» **Task statement**:
From the entries below, reproduce exactly the lines from the one with "Output the web" through the one with "80, 90, 100];", both included, without images.

BEGIN Rows

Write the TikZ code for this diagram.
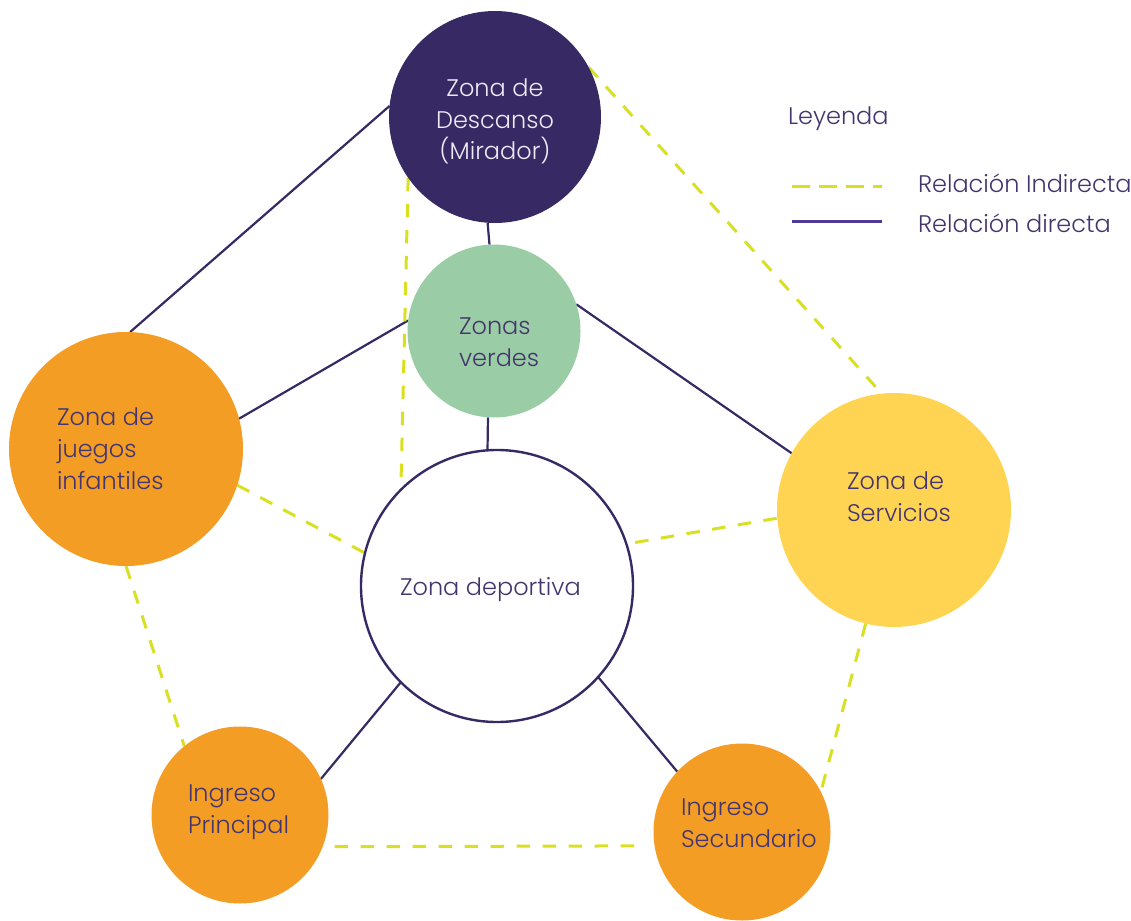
\documentclass[tikz,border=0pt]{standalone}
\usepackage{fontspec}
\setmainfont{Poppins}[UprightFont=* Light]
\usetikzlibrary{backgrounds}
\definecolor{dpurple}{HTML}{372963}
\definecolor{tpurple}{HTML}{44356F}
\definecolor{lpurple}{HTML}{4E3A99}
\definecolor{zgreen}{HTML}{9ACDA5}
\definecolor{zorange}{HTML}{F49D25}
\definecolor{zyellow}{HTML}{FFD452}
\definecolor{zdash}{HTML}{D9E021}
\definecolor{ltext}{HTML}{EDEAF5}
\tikzset{
  zone/.style={circle, inner sep=0pt, outer sep=0pt},
  lbl/.style={inner sep=0pt, outer sep=0pt, text=tpurple, font=\fontsize{24}{31.6}\selectfont},
  direct/.style={draw=dpurple, line width=2.2pt},
  indirect/.style={draw=zdash, line width=3pt, dash pattern=on 13.5pt off 12.5pt},
}
\begin{document}
\begin{tikzpicture}[x=1pt,y=-1pt]
\useasboundingbox (0,0) rectangle (1131,920);
% circles
\node[zone, fill=dpurple, minimum size=212pt] (desc) at (495,117) {};
\node[zone, fill=zgreen, minimum size=173pt] (verd) at (494,331) {};
\node[zone, fill=zorange, minimum size=234pt] (jueg) at (126,449) {};
\node[zone, fill=white, draw=dpurple, line width=2.4pt, minimum size=272pt] (depo) at (497,586) {};
\node[zone, fill=zyellow, minimum size=234pt] (serv) at (894,510) {};
\node[zone, fill=zorange, minimum size=177pt] (ip) at (240,815) {};
\node[zone, fill=zorange, minimum size=177pt] (is) at (742,832) {};
% connectors
\begin{scope}[on background layer]
\draw[direct] (desc.174.6) -- (jueg.88.5);
\draw[direct] (desc.266.7) -- (verd.93.3);
\draw[direct] (verd.173.4) -- (jueg.15.2);
\draw[direct] (verd.18.4) -- (serv.151.9);
\draw[direct] (verd.266) -- (depo.94.2);
\draw[direct] (depo.225.3) -- (ip.24.3);
\draw[direct] (depo.318.8) -- (is.137.7);
\draw[indirect] (desc.28.7) -- (serv.96.4);
\draw[indirect] (desc.215) -- (depo.135);
\draw[indirect] (jueg.342.5) -- (depo.166.3);
\draw[indirect, shorten <=9pt] (depo.18.3) -- (serv.184.9);
\draw[indirect] (jueg.270) -- (ip.129.4);
\draw[indirect] (serv.256.7) -- (is.27.1);
\draw[indirect, shorten <=12pt, shorten >=14pt] (ip.339.4) -- (is.189.8);
\end{scope}
% labels (base anchor = baseline of last line)
\node[lbl, text=ltext, align=center, anchor=base] (tdesc) at (495,160) {Zona de\\Descanso\\(Mirador)};
\node[lbl, align=left, anchor=base west] (tverd) at (459,366) {Zonas\\verdes};
\node[lbl, align=left, anchor=base west] (tjueg) at (57,489) {Zona de\\juegos\\infantiles};
\node[lbl, anchor=base west] (tdepo) at (400,595) {Zona deportiva};
\node[lbl, align=left, anchor=base west] (tserv) at (847,521) {Zona de\\Servicios};
\node[lbl, align=left, anchor=base west] (tip) at (188,833) {Ingreso\\Principal};
\node[lbl, align=left, anchor=base west] (tis) at (681,847) {Ingreso\\Secundario};
% legend
\node[lbl, anchor=base west] (leg) at (788,125) {Leyenda};
\coordinate (l1a) at (792,186);
\coordinate (l1b) at (882,186);
\coordinate (l2a) at (792,221);
\coordinate (l2b) at (882,221);
\draw[draw=zdash, line width=3pt, dash pattern=on 18pt off 9pt] (l1a) -- (l1b);
\draw[draw=lpurple, line width=3pt] (l2a) -- (l2b);
\node[lbl, anchor=base west] (li) at (918,193) {Relación Indirecta};
\node[lbl, anchor=base west] (ld) at (918,232) {Relación directa};
\end{tikzpicture}
\end{document}
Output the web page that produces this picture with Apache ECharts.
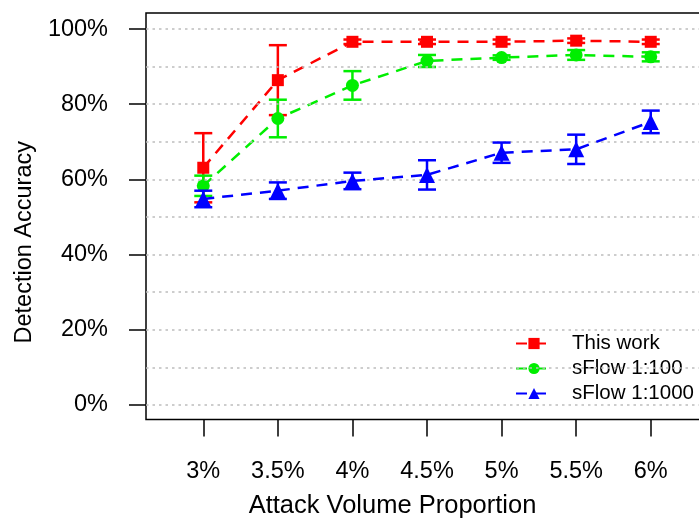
<!DOCTYPE html>
<html>
<head>
<meta charset="utf-8">
<script src="https://cdn.jsdelivr.net/npm/echarts@6/dist/echarts.min.js"></script>
<style>html,body{margin:0;padding:0;background:#fff}#c{width:699px;height:524px}</style>
</head>
<body>
<div id="c"></div>
<script>
var xValues = [3, 3.5, 4, 4.5, 5, 5.5, 6];
var xTickLabels = ['3%', '3.5%', '4%', '4.5%', '5%', '5.5%', '6%'];
var yTickValues = [0, 20, 40, 60, 80, 100];
var gridValues = [0, 10, 20, 30, 40, 50, 60, 70, 80, 90, 100];

var thisWork = [63.1, 86.4, 96.6, 96.6, 96.6, 96.9, 96.6];
var thisWorkErr = [9.2, 9.3, 0.6, 0.6, 0.6, 0.6, 0.6];
var sflow100 = [58.3, 76.2, 85.0, 91.5, 92.4, 93.1, 92.6];
var sflow100Err = [2.7, 5.0, 3.8, 1.6, 0.6, 1.3, 1.2];
var sflow1000 = [54.8, 57.0, 59.6, 61.2, 67.1, 68.0, 75.3];
var sflow1000Err = [2.2, 2.2, 2.2, 3.9, 2.7, 3.9, 3.0];

var FONT = 'Liberation Sans';
var chart = echarts.init(document.getElementById('c'), null, {renderer: 'canvas'});

function pairs(vals) { return xValues.map(function (x, i) { return [x, vals[i]]; }); }
function errData(vals, errs) { return xValues.map(function (x, i) { return [x, vals[i] - errs[i], vals[i] + errs[i]]; }); }

function errSeries(vals, errs, color, z) {
  return {
    type: 'custom', silent: true, z: z,
    data: errData(vals, errs),
    encode: {x: 0, y: [1, 2]},
    renderItem: function (params, api) {
      var lo = api.coord([api.value(0), api.value(1)]);
      var hi = api.coord([api.value(0), api.value(2)]);
      var hw = 9;
      var st = {stroke: color, lineWidth: 2.5};
      return {type: 'group', children: [
        {type: 'line', shape: {x1: lo[0], y1: lo[1], x2: hi[0], y2: hi[1]}, style: st},
        {type: 'line', shape: {x1: lo[0] - hw, y1: lo[1], x2: lo[0] + hw, y2: lo[1]}, style: st},
        {type: 'line', shape: {x1: hi[0] - hw, y1: hi[1], x2: hi[0] + hw, y2: hi[1]}, style: st}
      ]};
    }
  };
}

function lineSeries(name, vals, color, symbol, size, z) {
  return {
    type: 'line', name: name, data: pairs(vals), z: z,
    symbol: symbol, symbolSize: size,
    itemStyle: {color: color},
    lineStyle: {color: color, width: 2.5, type: [11, 8]},
    emphasis: {disabled: true}
  };
}

var option = {
  animation: false,
  backgroundColor: '#fff',
  textStyle: {fontFamily: FONT},
  grid: {left: 146, right: -12, top: 13, bottom: 104.5, show: true, borderColor: '#000', borderWidth: 1.5, outerBoundsMode: 'none', containLabel: false},
  legend: {
    orient: 'vertical', left: 510, top: 328, itemGap: 4, itemWidth: 36, itemHeight: 14,
    textStyle: {fontFamily: FONT, fontSize: 20.5, color: '#000', padding: [0, 0, 0, 15]},
    data: ['This work', 'sFlow 1:100', 'sFlow 1:1000']
  },
  xAxis: {
    type: 'value', min: 2.616, max: 6.404,
    name: 'Attack Volume Proportion', nameLocation: 'middle', nameGap: 73,
    nameTextStyle: {fontFamily: FONT, fontSize: 25.5, color: '#000', padding: [0, 72, 0, 0]},
    axisLine: {show: false, onZero: false},
    axisTick: {show: true, length: 17, lineStyle: {color: '#000', width: 1.5}, customValues: xValues},
    axisLabel: {fontFamily: FONT, fontSize: 23.5, color: '#000', margin: 40, customValues: xValues,
      formatter: function (v) { var i = xValues.indexOf(v); return i >= 0 ? xTickLabels[i] : ''; }},
    splitLine: {show: false}
  },
  yAxis: {
    type: 'value', min: -3.86, max: 104.26,
    name: 'Detection Accuracy', nameLocation: 'middle', nameGap: 93, nameRotate: 90,
    nameTextStyle: {fontFamily: FONT, fontSize: 23.5, color: '#000', padding: [0, 52, 0, 0]},
    axisLine: {show: false, onZero: false},
    axisTick: {show: true, length: 17, lineStyle: {color: '#000', width: 1.5}, customValues: yTickValues},
    axisLabel: {fontFamily: FONT, fontSize: 23.5, color: '#000', margin: 38, customValues: yTickValues,
      formatter: function (v) { return v + '%'; }},
    splitLine: {show: false}
  },
  series: [
    {
      type: 'line', data: [], silent: true, z: 1,
      markLine: {
        silent: true, symbol: ['none', 'none'], label: {show: false},
        lineStyle: {color: '#bdbdbd', width: 1.5, type: [2.5, 4]},
        emphasis: {disabled: true},
        data: gridValues.map(function (v) { return {yAxis: v}; })
      }
    },
    lineSeries('This work', thisWork, '#ff0000', 'rect', 12, 3),
    errSeries(thisWork, thisWorkErr, '#ff0000', 3),
    lineSeries('sFlow 1:100', sflow100, '#00ee00', 'circle', 13, 4),
    errSeries(sflow100, sflow100Err, '#00ee00', 4),
    lineSeries('sFlow 1:1000', sflow1000, '#0000ff', 'triangle', 16, 5),
    errSeries(sflow1000, sflow1000Err, '#0000ff', 5)
  ]
};
chart.setOption(option);
</script>
</body>
</html>
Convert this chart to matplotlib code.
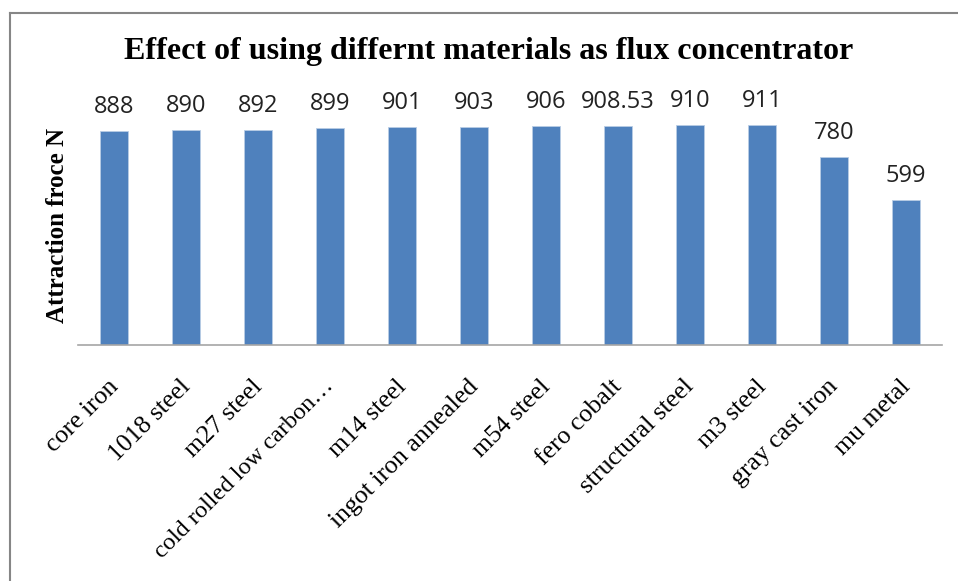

END Rows

» **Written response**:
Output the web page that produces this picture with Apache ECharts.
<!DOCTYPE html>
<html>
<head>
<meta charset="utf-8">
<script src="https://cdn.jsdelivr.net/npm/echarts@6/dist/echarts.min.js"></script>
<style>html,body{margin:0;padding:0;background:#fff}#c{width:699px;height:524px}</style>
</head>
<body>
<div id="c"></div>
<script>
var xValues = [3, 3.5, 4, 4.5, 5, 5.5, 6];
var xTickLabels = ['3%', '3.5%', '4%', '4.5%', '5%', '5.5%', '6%'];
var yTickValues = [0, 20, 40, 60, 80, 100];
var gridValues = [0, 10, 20, 30, 40, 50, 60, 70, 80, 90, 100];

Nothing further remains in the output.